How eclectic is your taste in music?


Most, if not all, of my best friends in life have embraced different forms/styles/types of music.  

The music ranged from Jazz to Classical to some Rock and others...even some more classic, early country. 

Do you enjoy various music styles or are you more focused on a type or two?....And how/where does the 
music of this season fit in?  I find Nat Cole doing Mel Torme's  "The Christmas Song" comes very close to nearly everything I love about music. 

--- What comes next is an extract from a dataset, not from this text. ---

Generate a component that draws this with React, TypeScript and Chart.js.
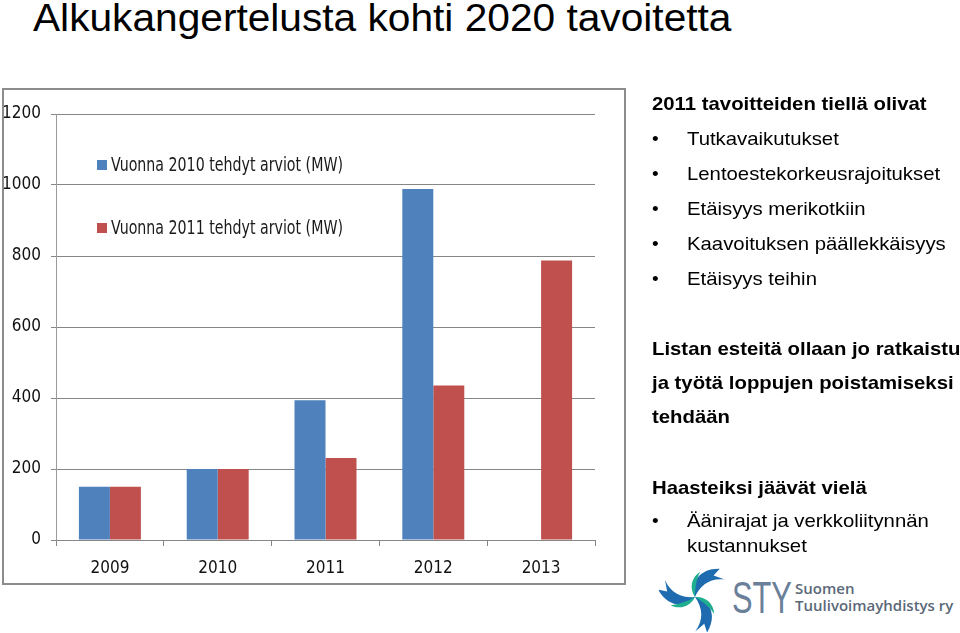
import React, { useEffect, useRef } from "react";
import { Chart, registerables } from "chart.js";

Chart.register(...registerables);

const categories = ["2009", "2010", "2011", "2012", "2013"];
const estimates2010 = [150, 200, 394, 989, null];
const estimates2011 = [150, 200, 231, 435, 787];
const seriesLabels = ["Vuonna 2010 tehdyt arviot (MW)", "Vuonna 2011 tehdyt arviot (MW)"];
const seriesColors = ["#4F81BD", "#C0504D"];

const chartFont = '"DejaVu Sans Condensed", "Liberation Sans Narrow", "Liberation Sans", sans-serif';

const insideLegend = {
  id: "insideLegend",
  afterDraw(chart: any) {
    const { ctx, chartArea } = chart;
    ctx.save();
    ctx.font = `20px ${chartFont}`;
    ctx.textBaseline = "middle";
    ctx.textAlign = "left";
    chart.data.datasets.forEach((ds: any, i: number) => {
      const y = chartArea.top + 51 + i * 63;
      const x = chartArea.left + 41;
      ctx.fillStyle = ds.backgroundColor;
      ctx.fillRect(x, y - 5, 10, 10);
      ctx.fillStyle = "#1a1a1a";
      ctx.fillText(ds.label, x + 14, y + 1, 232);
    });
    ctx.restore();
  },
};

function ChartBox() {
  const ref = useRef<HTMLCanvasElement | null>(null);
  useEffect(() => {
    if (!ref.current) return;
    const chart = new Chart(ref.current, {
      type: "bar",
      data: {
        labels: categories,
        datasets: [
          { label: seriesLabels[0], data: estimates2010 as any, backgroundColor: seriesColors[0], categoryPercentage: 0.575, barPercentage: 1 },
          { label: seriesLabels[1], data: estimates2011, backgroundColor: seriesColors[1], categoryPercentage: 0.575, barPercentage: 1 },
        ],
      },
      options: {
        responsive: false,
        animation: false,
        layout: { padding: { top: 24, right: 29, left: 0, bottom: 0 } },
        plugins: { legend: { display: false }, tooltip: { enabled: false } },
        scales: {
          x: {
            afterFit: (s: any) => { s.height = 43; },
            grid: { drawOnChartArea: false, tickLength: 6, color: "#868686", offset: true },
            border: { color: "#868686" },
            ticks: { color: "#111", font: { family: chartFont, size: 17 }, padding: 12 },
          },
          y: {
            min: 0,
            max: 1200,
            afterFit: (s: any) => { s.width = 52; },
            grid: { color: "#868686", tickLength: 5 },
            border: { color: "#9a9a9a" },
            ticks: { stepSize: 200, color: "#111", font: { family: chartFont, size: 17 }, padding: 10, callback: (v: any) => String(v) },
          },
        },
      },
      plugins: [insideLegend],
    });
    return () => chart.destroy();
  }, []);
  return <canvas ref={ref} width={620} height={493} style={{ display: "block" }} />;
}

const bulletsTop = ["Tutkavaikutukset", "Lentoestekorkeusrajoitukset", "Etäisyys merikotkiin", "Kaavoituksen päällekkäisyys", "Etäisyys teihin"];

const textFont = '"Liberation Sans", Arial, sans-serif';

function Line({ y, x, bold, children, bullet }: any) {
  return (
    <div style={{ position: "absolute", left: 0, top: y - 11, height: 22, lineHeight: "22px", width: 960, whiteSpace: "nowrap", fontFamily: textFont, fontSize: 19, fontWeight: bold ? 700 : 400, color: "#000" }}>
      {bullet && <span style={{ position: "absolute", left: 652 }}>•</span>}
      <span style={{ position: "absolute", left: x, transform: "scaleX(1.07)", transformOrigin: "0 50%" }}>{children}</span>
    </div>
  );
}

function Logo() {
  const blade = "M36,36 C28,22 36,6 56,3 L51,11 L63,13 C47,14 39,24 36,36 Z";
  const inner = "M36,36 C33,26 38,16 49,13 C43,19 39,27 36,36 Z";
  return (
    <svg width={72} height={70} viewBox="0 0 72 72" style={{ position: "absolute", left: 659, top: 562 }}>
      {[0, 120, 240].map((r) => (
        <g key={r} transform={`rotate(${r + 10} 36 36)`}>
          <path d={blade} fill="#1E6BB0" />
          <path d={inner} fill="#1FAE8F" transform="rotate(-28 36 36)" />
        </g>
      ))}
    </svg>
  );
}

export default function App() {
  return (
    <div style={{ position: "absolute", left: 0, top: 0, width: 960, height: 633, background: "#fff", overflow: "hidden" }}>
      <div style={{ position: "absolute", left: 33, top: -5, fontFamily: textFont, fontSize: 38, lineHeight: "46px", color: "#000", whiteSpace: "nowrap", transform: "scaleX(1.07)", transformOrigin: "0 50%" }}>
        Alkukangertelusta kohti 2020 tavoitetta
      </div>
      <div style={{ position: "absolute", left: 2, top: 88, width: 624, height: 497, border: "2px solid #8c8c8c", boxSizing: "border-box", background: "#fff" }}>
        <ChartBox />
      </div>
      <Line y={104} x={652} bold>2011 tavoitteiden tiellä olivat</Line>
      {bulletsTop.map((t, i) => (
        <Line key={t} y={139 + i * 35} x={687} bullet>{t}</Line>
      ))}
      <Line y={349} x={652} bold>Listan esteitä ollaan jo ratkaistu</Line>
      <Line y={383} x={652} bold>ja työtä loppujen poistamiseksi</Line>
      <Line y={417} x={652} bold>tehdään</Line>
      <Line y={488} x={652} bold>Haasteiksi jäävät vielä</Line>
      <Line y={521} x={687} bullet>Äänirajat ja verkkoliitynnän</Line>
      <Line y={546} x={687}>kustannukset</Line>
      <Logo />
      <div style={{ position: "absolute", left: 732, top: 574, fontFamily: textFont, fontSize: 44, lineHeight: "48px", color: "#6A8099", whiteSpace: "nowrap", transform: "scaleX(0.7)", transformOrigin: "0 50%" }}>STY</div>
      <div style={{ position: "absolute", left: 795, top: 580, fontFamily: '"Open Sans", sans-serif', fontSize: 15, lineHeight: "17px", color: "#5A6878", fontWeight: 600, whiteSpace: "nowrap" }}>
        Suomen<br />Tuulivoimayhdistys ry
      </div>
    </div>
  );
}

And I have gotten over people thinking the title to that song is "Chestnuts Roasting"....I no longer have the urge to burn down their tree...mostly. 



whatjd

Showing 4 responses by parker65310

I’m all over the map of genres depending on my mood. For me, I know a song is timelessly beautiful if I get that tingling down my spine. If it happens once it will happen every time. I’m getting that feeling as I type this listening to the 36 minutes version of the Grateful Dead’s Dark Star on “Celebrating Jerry Garcia and the Days In Between”. I get that tingle every time I hear “shall we go, you and I while we can...throooooough the transitive nightfall of diamonds” (“Live Albums Collection”, “Live Dead” as I’ve always known it, has my favorite version, though, where the engineer is best balanced. Funny to think it was an afterthought album because they had to make a contractual obligation last minute). Sweet musical bliss. Transcendence.
@whart ...
your comment “I’ll listen to anything once. I’m not much for opera largely out of ignorance.” caught my eye. Check out the outstandingly engineered and my go-to opera compilation classic and see what you think... “Pavarotti - 24 Greatest HD Tracks” in the 24 bit/96KHz version. It brings tears to my eyes whenever I play it. It’s best at higher volumes :).
With opera you really don’t need to understand the words, but to listen to an entire opera I do feel one must know the story and it is then still enjoyable not knowing the language. I levitate for sure more to compilations where I’m comfortable just feeling each piece. Pavarotti’s voice was truly a planetary treasure. I saw him in the last phase of his performance live at the acoustically “not as bad as other arenas” Denver Pepsi Center and was absolutely astounding with the breadth of his vocals. His stage presence was by far the largest I’ve ever witnessed. Which reminds me of the first time I saw Tony Bennett - from the “halo” balcony at The Denver Opera House (Ellie Caulkins Opera House). Acoustics there are incredible. As part of the encore, Tony had the house turn off all mics and he sung “Fly Me To The Moon”. What a moment in life to remember. It was truly for me a “religious experience”. Both experiences literally brought tears to my eyes. Not an easy feat :).
For me music is literally the soundtrack to life. The pieces that hit me like a ton of bricks and hook me forever always instantly take me back to when I first heard them or had a memorable experience such as when I first heard Mazzy Star - Fade Into You in the flagship Tower Records in NYC (sadly no longer exists) when it first came out or when I saw Trentemoller play live solo on the xylophone Miss You at The Ogden in Denver or when for the very first time ever I  heard Jeff Beck play Cause We Ended As Lovers. I wanted to drop on my knees like I saw god standing in front of me. That was incredibly the first time I had ever heard that song. All I can say is wow. Speaking of which, just the mention of Moby by me yesterday brought me back to him. I find his ambient and his club/rock powerful. His cut Harbour with Sinead O’Connor on 18 & 18 B-sides blows me away every time I hear it and the engineering is excellent. She is such a talented person with a tortured soul. I could keep typing for hours, but there’s what is front of mind for me at this moment.